What is required – Please write the listing below out again exactly, leaving every picture behind.

----

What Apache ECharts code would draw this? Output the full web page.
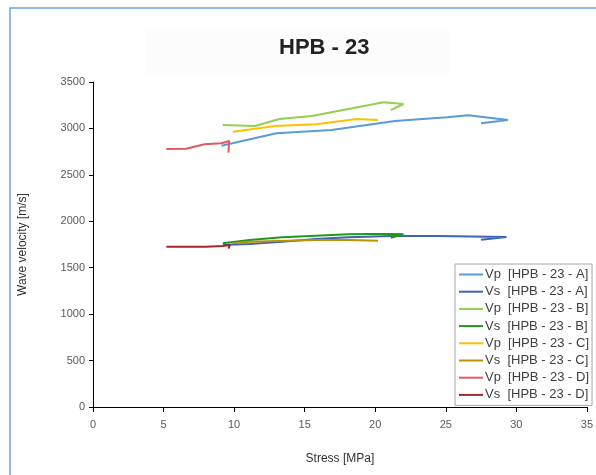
<!DOCTYPE html>
<html>
<head>
<meta charset="utf-8">
<script src="https://cdn.jsdelivr.net/npm/echarts@6/dist/echarts.min.js"></script>
<style>
  html, body { margin: 0; padding: 0; background: #fff; }
  #chart { width: 596px; height: 475px; }
</style>
</head>
<body>
<div id="chart"></div>
<script>
// Stress [MPa] / wave velocity [m/s] readings per specimen
const stressVpA = [9.1, 13.0, 16.9, 21.4, 25.1, 26.6, 29.4, 27.5];
const vpA       = [2814, 2947, 2983, 3080, 3120, 3141, 3091, 3055];
const stressVsA = [9.2, 11.1, 13.4, 15.8, 18.1, 21.1, 24.4, 29.3, 27.5];
const vsA       = [1745, 1755, 1780, 1809, 1827, 1841, 1841, 1830, 1800];

const stressVpB = [9.2, 11.5, 13.2, 15.5, 20.6, 22.0, 21.1];
const vpB       = [3037, 3026, 3101, 3134, 3281, 3263, 3198];
const stressVsB = [9.2, 11.1, 13.4, 15.8, 18.1, 19.5, 21.5, 22.0, 21.1];
const vsB       = [1763, 1798, 1827, 1845, 1860, 1863, 1863, 1860, 1823];

const stressVpC = [9.9, 12.9, 15.8, 18.7, 20.2];
const vpC       = [2965, 3026, 3044, 3101, 3091];
const stressVsC = [9.9, 11.1, 15.8, 18.1, 20.2];
const vsC       = [1763, 1780, 1798, 1798, 1791];

const stressVpD = [5.2, 6.6, 7.9, 9.1, 9.65, 9.6];
const vpD       = [2778, 2782, 2829, 2840, 2865, 2740];
const stressVsD = [5.2, 6.6, 8.0, 9.2, 9.7, 9.6];
const vsD       = [1726, 1726, 1726, 1734, 1745, 1705];

const seriesNames = [
  'Vp  [HPB - 23 - A]', 'Vs  [HPB - 23 - A]',
  'Vp  [HPB - 23 - B]', 'Vs  [HPB - 23 - B]',
  'Vp  [HPB - 23 - C]', 'Vs  [HPB - 23 - C]',
  'Vp  [HPB - 23 - D]', 'Vs  [HPB - 23 - D]'
];
const seriesColors = [
  '#5B9BD5', '#3F64B0',
  '#92D050', '#1E9A1E',
  '#FFC000', '#BF9000',
  '#E0595C', '#A3262A'
];
const xValues = [stressVpA, stressVsA, stressVpB, stressVsB, stressVpC, stressVsC, stressVpD, stressVsD];
const yValues = [vpA, vsA, vpB, vsB, vpC, vsC, vpD, vsD];

const xTicks = [0, 5, 10, 15, 20, 25, 30, 35];
const yTicks = [0, 500, 1000, 1500, 2000, 2500, 3000, 3500];

const pair = (xs, ys) => xs.map((x, i) => [x, ys[i]]);

const series = seriesNames.map((name, k) => ({
  name,
  type: 'line',
  data: pair(xValues[k], yValues[k]),
  showSymbol: false,
  symbol: 'none',
  lineStyle: { width: 2, color: seriesColors[k] },
  itemStyle: { color: seriesColors[k] },
  z: 10 - (k % 2)
}));

const chart = echarts.init(document.getElementById('chart'), null, { renderer: 'canvas' });
chart.setOption({
  animation: false,
  backgroundColor: '#ffffff',
  textStyle: { fontFamily: 'Liberation Sans, Arial, sans-serif' },
  graphic: [
    { type: 'rect', shape: { x: 10, y: 8, width: 600, height: 480 },
      style: { fill: 'none', stroke: '#6FA3D8', lineWidth: 1.5 }, z: -1 },
    { type: 'rect', shape: { x: 145, y: 31, width: 305, height: 42 },
      style: { fill: '#fcfcfc' }, z: -1 }
  ],
  title: {
    text: 'HPB - 23',
    left: 274,
    top: 32,
    textStyle: { fontSize: 22, fontWeight: 'bold', color: '#222' }
  },
  grid: { left: 93, right: 6, top: 82, bottom: 68 },
  xAxis: {
    type: 'value',
    min: xTicks[0], max: xTicks[xTicks.length - 1], interval: 5,
    name: 'Stress [MPa]',
    nameLocation: 'middle',
    nameGap: 46,
    nameTextStyle: { fontSize: 12, color: '#333' },
    splitLine: { show: false },
    axisLine: { onZero: false, lineStyle: { color: '#000', width: 1 } },
    axisTick: { show: true, inside: false, length: 5, lineStyle: { color: '#000' } },
    axisLabel: { fontSize: 11, color: '#595959', margin: 12 }
  },
  yAxis: {
    type: 'value',
    min: yTicks[0], max: yTicks[yTicks.length - 1], interval: 500,
    name: 'Wave velocity [m/s]',
    nameLocation: 'middle',
    nameGap: 64,
    nameTextStyle: { fontSize: 12, color: '#333' },
    splitLine: { show: false },
    axisLine: { show: true, lineStyle: { color: '#000', width: 1 } },
    axisTick: { show: true, length: 4, lineStyle: { color: '#000' } },
    axisLabel: { fontSize: 11, color: '#595959', margin: 8, formatter: v => String(v) }
  },
  legend: {
    orient: 'vertical',
    left: 455,
    top: 264,
    data: seriesNames,
    icon: 'rect',
    itemWidth: 24,
    itemHeight: 2,
    itemGap: 4.2,
    padding: [4, 3, 4, 4],
    backgroundColor: '#ffffff',
    borderColor: '#a6a6a6',
    borderWidth: 1,
    textStyle: { fontSize: 13, color: '#404040', padding: [0, 0, 0, -3] }
  },
  series
});
</script>
</body>
</html>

----

Output –
What Apache ECharts code would draw this? Output the full web page.
<!DOCTYPE html>
<html>
<head>
<meta charset="utf-8">
<script src="https://cdn.jsdelivr.net/npm/echarts@6/dist/echarts.min.js"></script>
<style>
  html, body { margin: 0; padding: 0; background: #fff; }
  #chart { width: 596px; height: 475px; }
</style>
</head>
<body>
<div id="chart"></div>
<script>
// Stress [MPa] / wave velocity [m/s] readings per specimen
const stressVpA = [9.1, 13.0, 16.9, 21.4, 25.1, 26.6, 29.4, 27.5];
const vpA       = [2814, 2947, 2983, 3080, 3120, 3141, 3091, 3055];
const stressVsA = [9.2, 11.1, 13.4, 15.8, 18.1, 21.1, 24.4, 29.3, 27.5];
const vsA       = [1745, 1755, 1780, 1809, 1827, 1841, 1841, 1830, 1800];

const stressVpB = [9.2, 11.5, 13.2, 15.5, 20.6, 22.0, 21.1];
const vpB       = [3037, 3026, 3101, 3134, 3281, 3263, 3198];
const stressVsB = [9.2, 11.1, 13.4, 15.8, 18.1, 19.5, 21.5, 22.0, 21.1];
const vsB       = [1763, 1798, 1827, 1845, 1860, 1863, 1863, 1860, 1823];

const stressVpC = [9.9, 12.9, 15.8, 18.7, 20.2];
const vpC       = [2965, 3026, 3044, 3101, 3091];
const stressVsC = [9.9, 11.1, 15.8, 18.1, 20.2];
const vsC       = [1763, 1780, 1798, 1798, 1791];

const stressVpD = [5.2, 6.6, 7.9, 9.1, 9.65, 9.6];
const vpD       = [2778, 2782, 2829, 2840, 2865, 2740];
const stressVsD = [5.2, 6.6, 8.0, 9.2, 9.7, 9.6];
const vsD       = [1726, 1726, 1726, 1734, 1745, 1705];

const seriesNames = [
  'Vp  [HPB - 23 - A]', 'Vs  [HPB - 23 - A]',
  'Vp  [HPB - 23 - B]', 'Vs  [HPB - 23 - B]',
  'Vp  [HPB - 23 - C]', 'Vs  [HPB - 23 - C]',
  'Vp  [HPB - 23 - D]', 'Vs  [HPB - 23 - D]'
];
const seriesColors = [
  '#5B9BD5', '#3F64B0',
  '#92D050', '#1E9A1E',
  '#FFC000', '#BF9000',
  '#E0595C', '#A3262A'
];
const xValues = [stressVpA, stressVsA, stressVpB, stressVsB, stressVpC, stressVsC, stressVpD, stressVsD];
const yValues = [vpA, vsA, vpB, vsB, vpC, vsC, vpD, vsD];

const xTicks = [0, 5, 10, 15, 20, 25, 30, 35];
const yTicks = [0, 500, 1000, 1500, 2000, 2500, 3000, 3500];

const pair = (xs, ys) => xs.map((x, i) => [x, ys[i]]);

const series = seriesNames.map((name, k) => ({
  name,
  type: 'line',
  data: pair(xValues[k], yValues[k]),
  showSymbol: false,
  symbol: 'none',
  lineStyle: { width: 2, color: seriesColors[k] },
  itemStyle: { color: seriesColors[k] },
  z: 10 - (k % 2)
}));

const chart = echarts.init(document.getElementById('chart'), null, { renderer: 'canvas' });
chart.setOption({
  animation: false,
  backgroundColor: '#ffffff',
  textStyle: { fontFamily: 'Liberation Sans, Arial, sans-serif' },
  graphic: [
    { type: 'rect', shape: { x: 10, y: 8, width: 600, height: 480 },
      style: { fill: 'none', stroke: '#6FA3D8', lineWidth: 1.5 }, z: -1 },
    { type: 'rect', shape: { x: 145, y: 31, width: 305, height: 42 },
      style: { fill: '#fcfcfc' }, z: -1 }
  ],
  title: {
    text: 'HPB - 23',
    left: 274,
    top: 32,
    textStyle: { fontSize: 22, fontWeight: 'bold', color: '#222' }
  },
  grid: { left: 93, right: 6, top: 82, bottom: 68 },
  xAxis: {
    type: 'value',
    min: xTicks[0], max: xTicks[xTicks.length - 1], interval: 5,
    name: 'Stress [MPa]',
    nameLocation: 'middle',
    nameGap: 46,
    nameTextStyle: { fontSize: 12, color: '#333' },
    splitLine: { show: false },
    axisLine: { onZero: false, lineStyle: { color: '#000', width: 1 } },
    axisTick: { show: true, inside: false, length: 5, lineStyle: { color: '#000' } },
    axisLabel: { fontSize: 11, color: '#595959', margin: 12 }
  },
  yAxis: {
    type: 'value',
    min: yTicks[0], max: yTicks[yTicks.length - 1], interval: 500,
    name: 'Wave velocity [m/s]',
    nameLocation: 'middle',
    nameGap: 64,
    nameTextStyle: { fontSize: 12, color: '#333' },
    splitLine: { show: false },
    axisLine: { show: true, lineStyle: { color: '#000', width: 1 } },
    axisTick: { show: true, length: 4, lineStyle: { color: '#000' } },
    axisLabel: { fontSize: 11, color: '#595959', margin: 8, formatter: v => String(v) }
  },
  legend: {
    orient: 'vertical',
    left: 455,
    top: 264,
    data: seriesNames,
    icon: 'rect',
    itemWidth: 24,
    itemHeight: 2,
    itemGap: 4.2,
    padding: [4, 3, 4, 4],
    backgroundColor: '#ffffff',
    borderColor: '#a6a6a6',
    borderWidth: 1,
    textStyle: { fontSize: 13, color: '#404040', padding: [0, 0, 0, -3] }
  },
  series
});
</script>
</body>
</html>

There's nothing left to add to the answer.